WRITTEN INSTRUCTION ▸
Extract, exactly, the lines from the line containing "Write self-contained HTML" to the line containing "The picture is", with both lines included and any pictures left out.

ENTRIES SHOWN ▸
%%
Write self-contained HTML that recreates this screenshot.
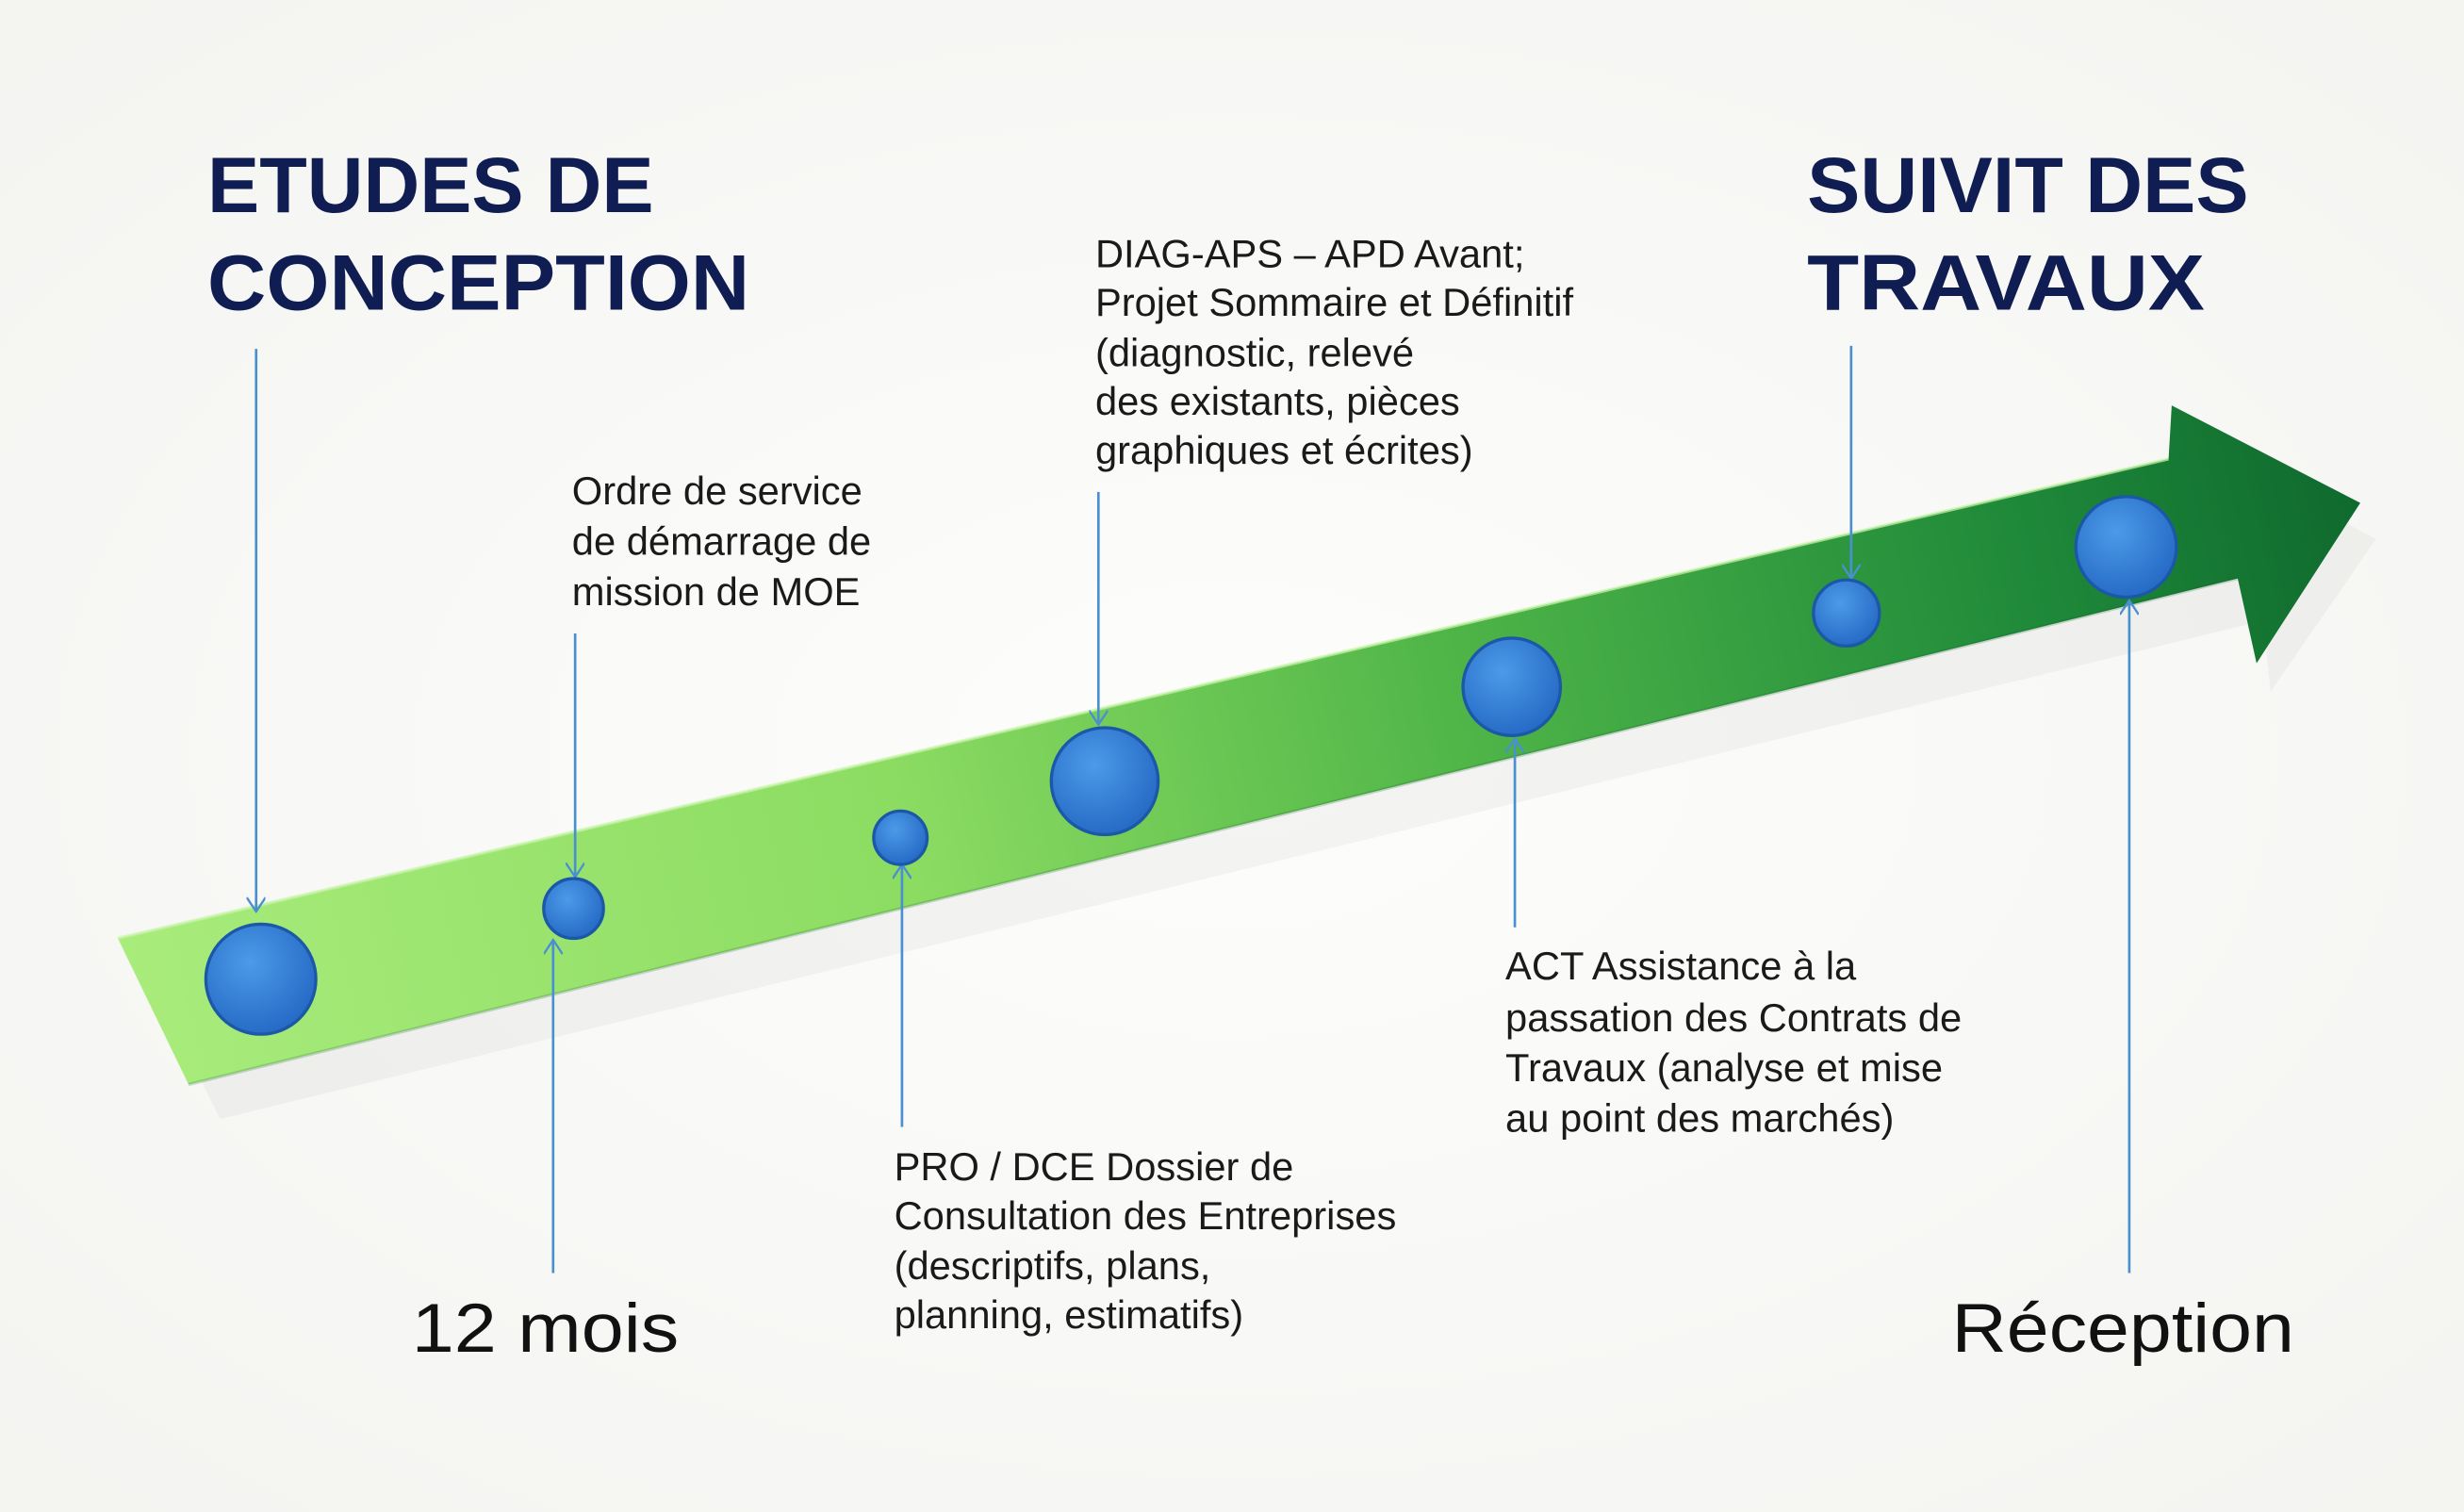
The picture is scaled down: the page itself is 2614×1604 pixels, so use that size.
%%
%%
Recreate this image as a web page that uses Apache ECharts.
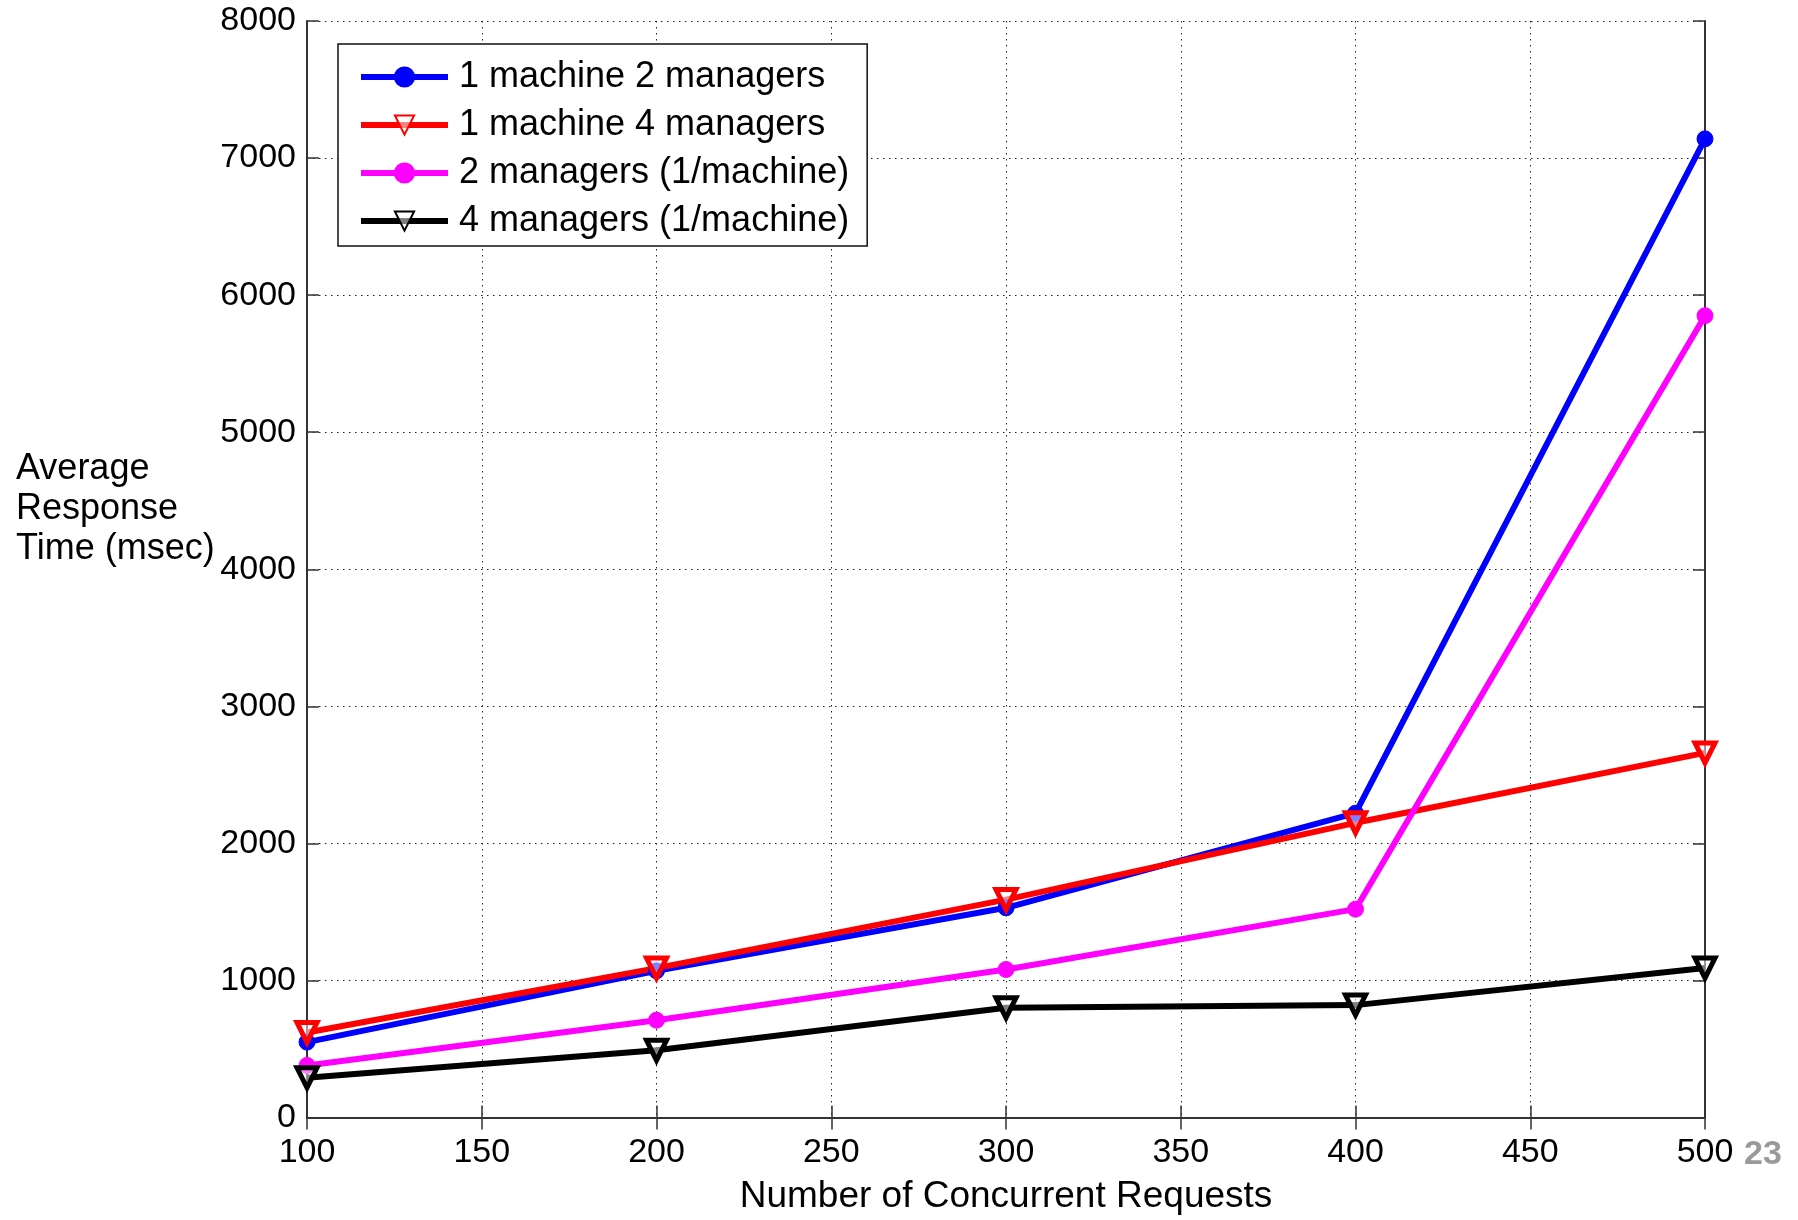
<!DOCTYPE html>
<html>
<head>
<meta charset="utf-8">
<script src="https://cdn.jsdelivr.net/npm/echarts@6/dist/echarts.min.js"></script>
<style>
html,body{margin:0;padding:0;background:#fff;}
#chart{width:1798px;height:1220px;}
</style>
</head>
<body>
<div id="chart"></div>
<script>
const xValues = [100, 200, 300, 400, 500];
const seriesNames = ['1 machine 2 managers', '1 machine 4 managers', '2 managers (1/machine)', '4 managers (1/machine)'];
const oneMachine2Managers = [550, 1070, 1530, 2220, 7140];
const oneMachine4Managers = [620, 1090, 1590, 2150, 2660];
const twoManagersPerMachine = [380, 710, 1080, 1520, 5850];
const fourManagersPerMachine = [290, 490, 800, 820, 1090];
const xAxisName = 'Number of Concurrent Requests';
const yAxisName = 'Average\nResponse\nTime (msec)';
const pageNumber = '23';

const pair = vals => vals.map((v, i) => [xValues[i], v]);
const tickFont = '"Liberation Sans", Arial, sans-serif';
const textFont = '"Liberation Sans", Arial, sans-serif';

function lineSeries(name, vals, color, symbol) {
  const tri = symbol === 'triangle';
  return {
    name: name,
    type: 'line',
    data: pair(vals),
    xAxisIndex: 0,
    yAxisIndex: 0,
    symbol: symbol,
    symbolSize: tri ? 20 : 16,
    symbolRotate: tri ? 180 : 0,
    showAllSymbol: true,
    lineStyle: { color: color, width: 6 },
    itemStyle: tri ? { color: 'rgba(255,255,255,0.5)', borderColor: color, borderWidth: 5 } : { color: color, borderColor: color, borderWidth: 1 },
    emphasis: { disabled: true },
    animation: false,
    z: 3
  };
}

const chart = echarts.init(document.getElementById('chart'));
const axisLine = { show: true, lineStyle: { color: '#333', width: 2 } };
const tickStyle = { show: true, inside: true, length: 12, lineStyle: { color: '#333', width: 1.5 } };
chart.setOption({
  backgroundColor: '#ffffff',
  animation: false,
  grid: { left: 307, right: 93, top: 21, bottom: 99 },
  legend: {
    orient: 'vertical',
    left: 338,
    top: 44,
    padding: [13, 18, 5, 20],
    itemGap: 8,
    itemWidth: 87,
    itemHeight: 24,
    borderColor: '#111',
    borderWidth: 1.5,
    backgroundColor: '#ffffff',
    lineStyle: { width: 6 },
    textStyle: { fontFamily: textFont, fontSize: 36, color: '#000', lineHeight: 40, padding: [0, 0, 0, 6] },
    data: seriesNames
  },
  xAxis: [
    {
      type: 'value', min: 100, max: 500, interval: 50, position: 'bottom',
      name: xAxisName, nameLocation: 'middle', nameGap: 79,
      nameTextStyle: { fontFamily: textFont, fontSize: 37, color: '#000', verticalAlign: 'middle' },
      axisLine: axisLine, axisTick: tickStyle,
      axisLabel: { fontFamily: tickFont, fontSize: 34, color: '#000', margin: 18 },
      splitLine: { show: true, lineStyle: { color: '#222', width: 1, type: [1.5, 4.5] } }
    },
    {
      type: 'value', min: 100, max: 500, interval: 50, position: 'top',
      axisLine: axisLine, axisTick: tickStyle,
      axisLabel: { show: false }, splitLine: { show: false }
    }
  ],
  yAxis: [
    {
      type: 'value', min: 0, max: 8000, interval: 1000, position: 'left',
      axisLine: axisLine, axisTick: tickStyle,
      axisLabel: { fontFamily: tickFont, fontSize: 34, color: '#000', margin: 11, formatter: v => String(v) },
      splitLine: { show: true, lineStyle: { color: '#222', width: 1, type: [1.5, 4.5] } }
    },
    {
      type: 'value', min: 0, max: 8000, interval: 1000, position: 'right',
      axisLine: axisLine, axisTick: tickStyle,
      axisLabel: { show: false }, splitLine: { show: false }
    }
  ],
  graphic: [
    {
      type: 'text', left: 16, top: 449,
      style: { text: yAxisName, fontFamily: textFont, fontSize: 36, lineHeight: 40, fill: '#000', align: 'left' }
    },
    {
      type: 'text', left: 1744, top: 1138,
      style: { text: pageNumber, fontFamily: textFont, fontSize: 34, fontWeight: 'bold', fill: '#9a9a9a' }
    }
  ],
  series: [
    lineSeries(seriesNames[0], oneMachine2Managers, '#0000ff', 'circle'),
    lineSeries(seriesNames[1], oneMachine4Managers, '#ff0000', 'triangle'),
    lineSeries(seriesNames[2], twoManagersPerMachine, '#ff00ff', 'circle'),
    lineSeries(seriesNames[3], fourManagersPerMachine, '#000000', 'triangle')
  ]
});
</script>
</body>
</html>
%%
%%
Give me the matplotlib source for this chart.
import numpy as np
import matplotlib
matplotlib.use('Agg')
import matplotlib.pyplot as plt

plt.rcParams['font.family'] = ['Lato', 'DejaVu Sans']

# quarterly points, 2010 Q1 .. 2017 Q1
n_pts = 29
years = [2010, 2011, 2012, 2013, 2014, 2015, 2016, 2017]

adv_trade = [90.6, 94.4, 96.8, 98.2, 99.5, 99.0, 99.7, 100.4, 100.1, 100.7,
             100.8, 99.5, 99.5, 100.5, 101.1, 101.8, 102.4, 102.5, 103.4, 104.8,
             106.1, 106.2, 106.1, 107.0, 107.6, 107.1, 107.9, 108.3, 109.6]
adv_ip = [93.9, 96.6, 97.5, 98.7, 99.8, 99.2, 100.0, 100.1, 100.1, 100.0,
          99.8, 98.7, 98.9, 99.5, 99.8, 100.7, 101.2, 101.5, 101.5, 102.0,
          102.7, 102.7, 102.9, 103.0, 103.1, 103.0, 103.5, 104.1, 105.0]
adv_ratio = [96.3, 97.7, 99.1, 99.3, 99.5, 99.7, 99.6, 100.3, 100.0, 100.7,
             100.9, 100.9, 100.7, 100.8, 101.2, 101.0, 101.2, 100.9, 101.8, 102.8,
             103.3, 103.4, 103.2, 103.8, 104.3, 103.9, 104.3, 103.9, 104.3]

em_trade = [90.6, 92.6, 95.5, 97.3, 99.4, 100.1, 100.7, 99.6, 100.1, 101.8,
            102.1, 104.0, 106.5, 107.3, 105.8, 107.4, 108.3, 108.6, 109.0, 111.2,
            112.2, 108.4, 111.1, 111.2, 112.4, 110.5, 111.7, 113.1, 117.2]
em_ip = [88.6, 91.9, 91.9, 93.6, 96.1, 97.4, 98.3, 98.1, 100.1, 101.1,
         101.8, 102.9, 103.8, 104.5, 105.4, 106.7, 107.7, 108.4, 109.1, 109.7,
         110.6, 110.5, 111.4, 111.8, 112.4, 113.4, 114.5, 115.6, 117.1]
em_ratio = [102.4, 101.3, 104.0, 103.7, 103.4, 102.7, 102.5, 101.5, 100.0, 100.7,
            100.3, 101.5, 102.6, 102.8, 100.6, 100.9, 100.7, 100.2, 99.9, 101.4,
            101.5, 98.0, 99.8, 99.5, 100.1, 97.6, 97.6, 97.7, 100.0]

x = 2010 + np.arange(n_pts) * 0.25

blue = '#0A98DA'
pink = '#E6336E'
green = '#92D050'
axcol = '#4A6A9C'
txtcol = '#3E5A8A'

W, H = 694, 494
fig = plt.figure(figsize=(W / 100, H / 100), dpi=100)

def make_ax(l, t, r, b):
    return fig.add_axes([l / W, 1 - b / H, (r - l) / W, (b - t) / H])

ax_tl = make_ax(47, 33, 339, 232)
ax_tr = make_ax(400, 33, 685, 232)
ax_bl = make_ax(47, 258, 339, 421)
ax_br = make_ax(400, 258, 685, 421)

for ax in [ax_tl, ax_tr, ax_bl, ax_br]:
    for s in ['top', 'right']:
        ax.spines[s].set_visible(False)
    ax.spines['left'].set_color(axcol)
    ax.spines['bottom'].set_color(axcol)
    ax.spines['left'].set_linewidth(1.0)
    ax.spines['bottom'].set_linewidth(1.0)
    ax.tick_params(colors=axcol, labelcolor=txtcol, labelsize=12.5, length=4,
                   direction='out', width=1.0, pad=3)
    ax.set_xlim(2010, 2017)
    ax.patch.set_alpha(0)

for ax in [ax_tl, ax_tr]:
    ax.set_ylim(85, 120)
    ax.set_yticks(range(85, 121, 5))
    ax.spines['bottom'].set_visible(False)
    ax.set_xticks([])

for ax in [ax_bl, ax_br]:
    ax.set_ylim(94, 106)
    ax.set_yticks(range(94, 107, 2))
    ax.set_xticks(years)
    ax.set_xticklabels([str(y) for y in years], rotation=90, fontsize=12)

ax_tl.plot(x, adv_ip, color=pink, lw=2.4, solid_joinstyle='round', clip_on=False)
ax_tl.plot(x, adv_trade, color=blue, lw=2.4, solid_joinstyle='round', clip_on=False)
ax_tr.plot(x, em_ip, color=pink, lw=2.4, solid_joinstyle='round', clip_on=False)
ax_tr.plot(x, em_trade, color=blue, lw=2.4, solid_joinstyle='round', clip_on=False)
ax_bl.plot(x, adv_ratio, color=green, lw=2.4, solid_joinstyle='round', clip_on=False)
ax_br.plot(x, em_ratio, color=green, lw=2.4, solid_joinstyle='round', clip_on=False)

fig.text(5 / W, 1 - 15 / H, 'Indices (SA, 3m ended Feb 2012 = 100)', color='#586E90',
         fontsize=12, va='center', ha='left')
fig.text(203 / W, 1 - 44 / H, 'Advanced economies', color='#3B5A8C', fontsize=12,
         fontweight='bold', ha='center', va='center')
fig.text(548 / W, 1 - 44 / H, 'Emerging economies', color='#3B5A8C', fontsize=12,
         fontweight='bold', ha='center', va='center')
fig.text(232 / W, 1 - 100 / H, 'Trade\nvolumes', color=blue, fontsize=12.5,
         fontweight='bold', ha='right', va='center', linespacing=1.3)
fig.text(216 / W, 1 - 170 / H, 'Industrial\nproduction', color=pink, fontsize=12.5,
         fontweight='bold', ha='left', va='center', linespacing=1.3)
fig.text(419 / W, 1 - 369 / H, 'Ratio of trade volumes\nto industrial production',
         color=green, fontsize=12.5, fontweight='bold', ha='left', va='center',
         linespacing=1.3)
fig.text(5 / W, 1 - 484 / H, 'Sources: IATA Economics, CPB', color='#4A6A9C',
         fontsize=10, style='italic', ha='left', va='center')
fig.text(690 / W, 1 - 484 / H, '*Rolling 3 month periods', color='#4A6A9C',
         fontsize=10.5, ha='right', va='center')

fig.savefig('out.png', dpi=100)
%%
COMPLETED EXERCISE ▸
Write self-contained HTML that recreates this screenshot.
The picture is scaled down: the page itself is 2614×1604 pixels, so use that size.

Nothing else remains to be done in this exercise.